Access to Lee's public wake restricted over safety fears

Image
AFP Singapore
Last Updated : Mar 27 2015 | 11:42 PM IST
The Singapore government late today ordered mourners to stay off a congested field near parliament for safety reasons as tens of thousands paid their last respects to former prime minister Lee Kuan Yew.
Outnumbered police officers were turning away mourners at the City Hall metro station next to the Padang, an open field where the mourners were queueing to enter the legislature.
"The Padang queue is closed for public safety. Please go back home," a police officer said using a loudhailer.
A government statement said that as of 11 pm, more than 290,000 people had paid their respects to Lee since his casket was brought to parliament's main lobby on Wednesday after a private family wake.
The city-state has a population of 5.5 million but only 3.34 million are citizens. The rest are guest workers, expatriates and their families.

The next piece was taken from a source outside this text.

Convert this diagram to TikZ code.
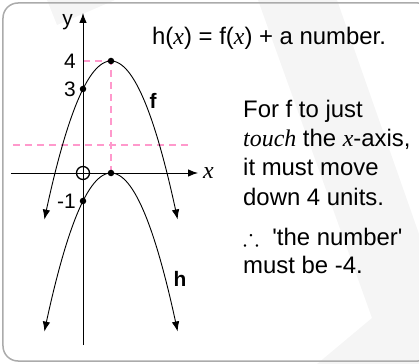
\documentclass[tikz,border=0pt]{standalone}
\usepackage{fontspec}
\usepackage{amssymb}
\setmainfont{Liberation Sans}
\newfontfamily\timesfont{Liberation Serif}
\usetikzlibrary{arrows.meta}
\definecolor{guidePink}{HTML}{FF99CC}
\definecolor{frameGray}{HTML}{ABABAB}
\definecolor{shadeGray}{HTML}{F5F5F5}
\newcommand{\varx}{{\timesfont\itshape x}}

\begin{document}
\begin{tikzpicture}[
    x=28bp, y=28bp,
    myarrow/.style={line width=0.9bp, -{Latex[length=10bp,width=7.5bp]}},
    curveline/.style={line width=0.9bp, {Latex[length=10bp,width=7.5bp]}-{Latex[length=10bp,width=7.5bp]}},
    guide/.style={guidePink, line width=1.2bp, dash pattern=on 7bp off 5bp},
    dot/.style={circle, fill=black, inner sep=0pt, minimum size=6.5bp},
    textstyle/.style={font=\fontsize{24}{29.3}\selectfont, inner sep=0pt},
    ticklabel/.style={font=\fontsize{21}{24}\selectfont, inner sep=0pt},
    curvename/.style={font=\fontsize{21}{24}\selectfont\bfseries, inner sep=0pt}
]

    % ==========================================
    % 1. FRAME AND BACKGROUND
    % ==========================================
    \useasboundingbox (-83bp,-191bp) rectangle (336bp,173bp);

    \fill[shadeGray] (-36bp,173bp) -- (32bp,173bp) -- (-26bp,148bp) -- cycle;
    \fill[shadeGray] (175bp,173bp) -- (254bp,173bp) -- (336bp,-61bp)
        -- (336bp,-191bp) -- (234bp,-191bp) -- (289bp,-145bp) -- cycle;

    \draw[frameGray, line width=1.5bp, rounded corners=15bp] (-80bp,-188bp) rectangle (350bp,170bp);

    % ==========================================
    % 2. GUIDES AND AXES
    % ==========================================
    \draw[guide] (-70bp,1) -- (107bp,1);
    \draw[guide] (1,0) -- (1,4);
    \draw[guide] (0,4) -- (1,4);

    \draw[myarrow] (-72bp,0) -- (115bp,0);
    \draw[myarrow] (0,-172bp) -- (0,160bp);

    \node[textstyle, anchor=west] (xlabel) at (120bp,0) {\varx};
    \node[ticklabel, anchor=east] (ylabel) at (-10bp,151bp) {y};

    % ==========================================
    % 3. CURVES f AND h
    % ==========================================
    \draw[curveline] plot[domain=-1.38:3.38, samples=80, smooth] (\x,{4-(\x-1)^2});
    \draw[curveline] plot[domain=-1.38:3.38, samples=80, smooth] (\x,{-(\x-1)^2});

    \node[dot] (fcut) at (0,3) {};
    \node[dot] (ftop) at (1,4) {};
    \node[dot] (htop) at (1,0) {};
    \node[dot] (hcut) at (0,-1) {};
    \node[circle, draw, line width=1.3bp, minimum size=13bp, inner sep=0pt] (origin) at (0,0) {};

    \node[ticklabel, anchor=east] (tfour) at (-7bp,4) {4};
    \node[ticklabel, anchor=east] (tthree) at (-7bp,3) {3};
    \node[ticklabel, anchor=east] (tminus) at (-7bp,-1) {-1};

    \node[curvename] (fname) at (70bp,72bp) {f};
    \node[curvename] (hname) at (97bp,-106bp) {h};

    % ==========================================
    % 4. EXPLANATION TEXT
    % ==========================================
    \node[textstyle, anchor=base west] (rule) at (69bp,128bp) {h(\varx) = f(\varx) + a number.};

    % base of a multi-line node sits on its last line
    \node[textstyle, anchor=base west, align=left] (explain) at (160bp,-32bp) {For f to just\\
        {\timesfont\itshape touch} the \varx-axis,\\
        it must move\\
        down 4 units.};

    \node[textstyle, font=\fontsize{24}{28}\selectfont, anchor=base west, align=left] (answer) at (160bp,-100bp)
        {$\therefore$\ \ \textquotesingle the number\textquotesingle\\
        must be -4.};

\end{tikzpicture}
\end{document}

Thousands more were massed in long, snaking lines, packed like cattle at some points, despite waiting times of up to 10 hours.
The statement said that although the government would like to accommodate more people, they were "temporarily" suspending the queue for the safety and well-being of those in line.
"We will inform the public when the queue is open again," it said, urging people to pay homage at 18 locations around the island.
Until the suspension, the queue ran for 24 hours following an overwhelming show of sympathy for the revered patriarch who transformed Singapore from a British colonial outpost into one of Asia's wealthiest societies in just 30 years.
The 91-year-old Asian elder statesman died on Monday after a long illness.
"Yes, I am disappointed. We made plans to come on Friday night because we are all working," said sales executive Shawna Tseng, 27.
"We won't be turning back. We will wait until they repoen the line," she told AFP after unsuccessfully trying to negotiate entry with a stern police commando, who curtly replied "my advice to you is to go home now".
The city-state, famous for its clockwork handling of major events like the night-time Singapore Grand Prix, seemed unprepared for the scale of the outpouring of grief.
To speed up the movement, mourners were given only a few seconds to file past the former leader's brown wooden casket draped with the red-and-white Singapore flag.
"I am deeply moved by the overwhelming response of people wanting to visit my father's Lying in State at Parliament House," Prime Minister Lee Hsien Loong said on Facebook.
He announced that a live video feed of the flow of mourners viewing the casket inside the parliament's lobby had been put up on YouTube.
Lee has been lying in state since Wednesday and the public was supposed to have until 8 pm (1200 GMT) tomorrow to pay their respects.